UNTUK memenuhi keperluan hobi, mungkin suatu ketika kita pernah Googling iklan sepeda. Kita tentu saja akan mendapatkan banyak link terkait penjual sepeda lewat search engine itu. Tapi tahukah bahwa soal tak akan berhenti sampai di situ.
Jika kita kemudian setelahnya berselancar di Facebook atau platform situs lain, maka “ajaibnya” platform digital yang dikunjungi itu akan menawarkan juga sepeda tanpa kita minta. Itulah cara kerja algoritma.
Pada platform digital, setiap pengunjung seperti nyaris “tanpa privasi”. Hal ini tak lain karena platform digital melalui sistem kerja algoritmanya dapat mengenali profil dan jejak digital yang disebut digital footprint atau digital track kita. Dan itulah yang kemudian dikelola untuk kepentingan iklan.

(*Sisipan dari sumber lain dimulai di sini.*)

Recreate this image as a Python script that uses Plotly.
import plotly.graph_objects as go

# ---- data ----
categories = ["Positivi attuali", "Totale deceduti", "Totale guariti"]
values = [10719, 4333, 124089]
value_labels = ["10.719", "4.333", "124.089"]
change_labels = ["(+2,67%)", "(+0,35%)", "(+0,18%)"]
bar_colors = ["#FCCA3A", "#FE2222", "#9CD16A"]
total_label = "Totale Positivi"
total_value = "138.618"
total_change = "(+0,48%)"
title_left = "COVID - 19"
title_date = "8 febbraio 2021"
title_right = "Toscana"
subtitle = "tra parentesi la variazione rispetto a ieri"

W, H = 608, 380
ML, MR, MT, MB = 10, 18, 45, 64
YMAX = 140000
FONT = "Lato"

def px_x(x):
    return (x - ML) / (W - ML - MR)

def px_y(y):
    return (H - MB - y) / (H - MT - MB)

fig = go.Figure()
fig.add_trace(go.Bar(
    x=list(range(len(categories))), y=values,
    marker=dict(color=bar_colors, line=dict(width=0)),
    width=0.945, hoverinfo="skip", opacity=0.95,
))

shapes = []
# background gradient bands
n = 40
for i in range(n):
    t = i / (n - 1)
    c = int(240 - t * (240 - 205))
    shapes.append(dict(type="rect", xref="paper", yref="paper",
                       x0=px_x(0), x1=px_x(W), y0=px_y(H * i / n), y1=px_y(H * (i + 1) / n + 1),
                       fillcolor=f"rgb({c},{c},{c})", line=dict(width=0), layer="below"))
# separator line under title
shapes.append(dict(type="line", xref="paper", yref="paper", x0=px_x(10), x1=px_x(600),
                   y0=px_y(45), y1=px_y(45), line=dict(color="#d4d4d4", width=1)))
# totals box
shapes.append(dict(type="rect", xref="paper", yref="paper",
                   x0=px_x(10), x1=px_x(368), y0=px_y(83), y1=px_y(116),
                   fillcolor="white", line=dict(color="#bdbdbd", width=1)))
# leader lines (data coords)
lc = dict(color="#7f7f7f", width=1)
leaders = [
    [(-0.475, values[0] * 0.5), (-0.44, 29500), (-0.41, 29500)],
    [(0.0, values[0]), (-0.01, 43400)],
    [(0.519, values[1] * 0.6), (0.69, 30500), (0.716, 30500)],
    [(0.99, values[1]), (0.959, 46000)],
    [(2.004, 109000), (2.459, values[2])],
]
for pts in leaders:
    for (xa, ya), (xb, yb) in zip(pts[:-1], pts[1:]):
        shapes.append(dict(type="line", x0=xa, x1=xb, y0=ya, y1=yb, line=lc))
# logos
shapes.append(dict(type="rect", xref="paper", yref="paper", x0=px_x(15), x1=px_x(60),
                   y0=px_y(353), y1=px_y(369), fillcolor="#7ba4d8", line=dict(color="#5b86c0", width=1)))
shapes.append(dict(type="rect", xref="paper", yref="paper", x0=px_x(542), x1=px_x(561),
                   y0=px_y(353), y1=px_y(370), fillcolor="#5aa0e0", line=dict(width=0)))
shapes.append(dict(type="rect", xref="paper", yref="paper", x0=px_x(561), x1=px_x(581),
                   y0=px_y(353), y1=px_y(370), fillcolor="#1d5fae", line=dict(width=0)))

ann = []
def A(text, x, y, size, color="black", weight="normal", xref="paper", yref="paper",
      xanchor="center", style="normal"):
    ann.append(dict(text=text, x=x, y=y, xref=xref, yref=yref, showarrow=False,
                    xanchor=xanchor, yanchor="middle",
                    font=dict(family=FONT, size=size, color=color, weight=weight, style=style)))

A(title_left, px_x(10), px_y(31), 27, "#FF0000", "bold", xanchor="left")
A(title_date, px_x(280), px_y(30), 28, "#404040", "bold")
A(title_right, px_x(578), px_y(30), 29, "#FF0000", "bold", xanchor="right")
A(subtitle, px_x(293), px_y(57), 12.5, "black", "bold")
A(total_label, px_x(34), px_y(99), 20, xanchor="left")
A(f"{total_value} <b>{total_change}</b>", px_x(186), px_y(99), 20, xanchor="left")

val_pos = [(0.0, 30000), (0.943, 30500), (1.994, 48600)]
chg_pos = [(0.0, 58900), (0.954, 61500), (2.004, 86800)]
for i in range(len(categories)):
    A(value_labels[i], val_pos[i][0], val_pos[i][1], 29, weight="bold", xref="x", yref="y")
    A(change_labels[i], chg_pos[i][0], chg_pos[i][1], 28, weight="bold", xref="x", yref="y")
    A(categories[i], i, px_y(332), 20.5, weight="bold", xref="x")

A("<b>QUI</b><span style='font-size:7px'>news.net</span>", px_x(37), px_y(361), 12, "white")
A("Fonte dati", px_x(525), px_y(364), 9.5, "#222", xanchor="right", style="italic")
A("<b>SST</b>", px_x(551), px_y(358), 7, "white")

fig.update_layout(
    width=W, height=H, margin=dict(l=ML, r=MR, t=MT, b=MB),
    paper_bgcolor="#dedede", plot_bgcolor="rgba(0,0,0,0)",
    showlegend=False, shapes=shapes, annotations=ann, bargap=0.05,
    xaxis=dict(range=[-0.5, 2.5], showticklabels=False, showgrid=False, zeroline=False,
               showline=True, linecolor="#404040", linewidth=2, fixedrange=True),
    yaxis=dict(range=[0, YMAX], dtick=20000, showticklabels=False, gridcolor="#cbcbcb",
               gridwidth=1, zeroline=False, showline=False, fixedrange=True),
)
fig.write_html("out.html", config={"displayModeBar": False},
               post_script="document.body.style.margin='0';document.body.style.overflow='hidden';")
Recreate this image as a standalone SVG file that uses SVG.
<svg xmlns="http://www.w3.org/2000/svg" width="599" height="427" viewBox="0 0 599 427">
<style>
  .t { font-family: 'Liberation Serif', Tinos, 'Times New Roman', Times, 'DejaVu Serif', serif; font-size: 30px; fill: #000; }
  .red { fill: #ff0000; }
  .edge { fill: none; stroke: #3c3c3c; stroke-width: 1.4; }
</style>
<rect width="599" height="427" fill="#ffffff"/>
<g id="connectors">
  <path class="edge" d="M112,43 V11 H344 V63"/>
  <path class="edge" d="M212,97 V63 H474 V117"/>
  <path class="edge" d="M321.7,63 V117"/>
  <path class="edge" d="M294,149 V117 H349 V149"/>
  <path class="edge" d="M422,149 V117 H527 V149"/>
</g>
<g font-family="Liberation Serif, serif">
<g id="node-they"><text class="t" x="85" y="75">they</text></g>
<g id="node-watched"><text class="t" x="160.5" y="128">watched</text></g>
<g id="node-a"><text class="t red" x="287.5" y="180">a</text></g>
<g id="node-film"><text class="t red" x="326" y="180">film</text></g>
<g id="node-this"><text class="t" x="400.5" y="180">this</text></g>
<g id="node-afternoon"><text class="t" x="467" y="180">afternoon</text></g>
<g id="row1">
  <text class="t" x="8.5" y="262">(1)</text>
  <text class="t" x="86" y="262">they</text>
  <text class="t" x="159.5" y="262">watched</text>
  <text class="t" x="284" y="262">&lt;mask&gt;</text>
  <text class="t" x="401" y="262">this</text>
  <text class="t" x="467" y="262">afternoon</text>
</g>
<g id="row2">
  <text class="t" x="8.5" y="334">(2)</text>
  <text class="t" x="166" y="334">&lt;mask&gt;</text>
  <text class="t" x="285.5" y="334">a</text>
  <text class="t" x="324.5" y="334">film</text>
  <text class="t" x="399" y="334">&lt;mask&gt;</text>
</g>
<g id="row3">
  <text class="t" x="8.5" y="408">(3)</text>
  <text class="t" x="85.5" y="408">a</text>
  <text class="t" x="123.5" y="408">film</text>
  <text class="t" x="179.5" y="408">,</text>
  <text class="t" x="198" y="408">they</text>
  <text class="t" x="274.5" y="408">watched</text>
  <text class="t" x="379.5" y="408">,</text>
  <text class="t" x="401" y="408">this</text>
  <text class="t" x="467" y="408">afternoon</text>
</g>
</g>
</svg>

Berbasis cara kerja algoritma ini, platform digital dapat dengan mudah menyasar target pasarnya dan menayangkan iklan dari produk yang kita inginkan, yang menjadi pendorong minat untuk membeli.
Algoritma memang bisa saja tidak sampai mengenali data pribadi kita secara detail. Algoritma dalam konteks big data tidak tahu tanggal lahir, alamat, nomor NIK, apalagi golongan darah kita, dll, karena memang sejak awal tidak di-share.
Namun sistem elektronik cerdas ini bisa mengetahui profil, kecenderungan, keinginan, hobi, lagu yang disukai, makanan favorit, dan apa yang dibutuhkan. Semua itu tergantung dari digital footprint tadi.
Dan hal ini yang justru sangat signifikan untuk pasar digital dan bagaimana platform berperan memengaruhi ekosistemnya.
Filter Bubble sangat terkait dengan eco chamber. Jika filter bubble berdasarkan data atau history pengguna, maka echo chamber berdasarkan kesamaan informasi antarpengguna.
Apa perbedaan filter bubble dan echo chamber, sebuah artikel di BBC yang diunggah dalam situs bbc.co.uk dengan judul How algorithms and filter bubbles decide what we see on social media, menyatakan istilah echo chamber dan filter bubble digunakan dengan cara yang sama, tetapi ada perbedaan di antara keduanya.
Mengutip pendapat Laura Garcia dari First Draft, echo chamber adalah cara di mana kita hanya menemukan informasi dari orang-orang yang berpikiran sama.
Sedangkan filter bubble adalah ruang di mana perilaku online kita sebelumnya memengaruhi apa yang kita lihat di media sosial berikutnya.
Seorang pakar dan sekaligus praktisi digital bernama Eli Pariser yang sukses menulis buku berjudul The Filter Bubble How The New Personlized Web Is Changing What We Read And How We Think dan menjadi New York Time Best Seler, adalah orang pertama yang mempopulerkan istilah filter bubble dan menyebutnya sebagai sebuah personal ecosystem of information.
Pariser berpendapat bahwa filter bubble akan memperkuat bias setiap orang. Filter bubble identik dengan ekosistem, di mana informasi yang muncul di platform digital atau medsos yang kita kunjungi, akan relatif “itu-itu saja”.
Cara kerjanya, memfiltrasi informasi yang tersebar dijagat maya, disesuaikan dengan kecenderungan dan minat pemilik akunnya.
Topik berita, isu politik, atau isu sosial budaya yang akan kita terima relatif seperti yang kita sukai. Tapi jangan heran bahwa konten yang ditampilkan akan berbeda dengan orang lain yang mengakses platform yang sama.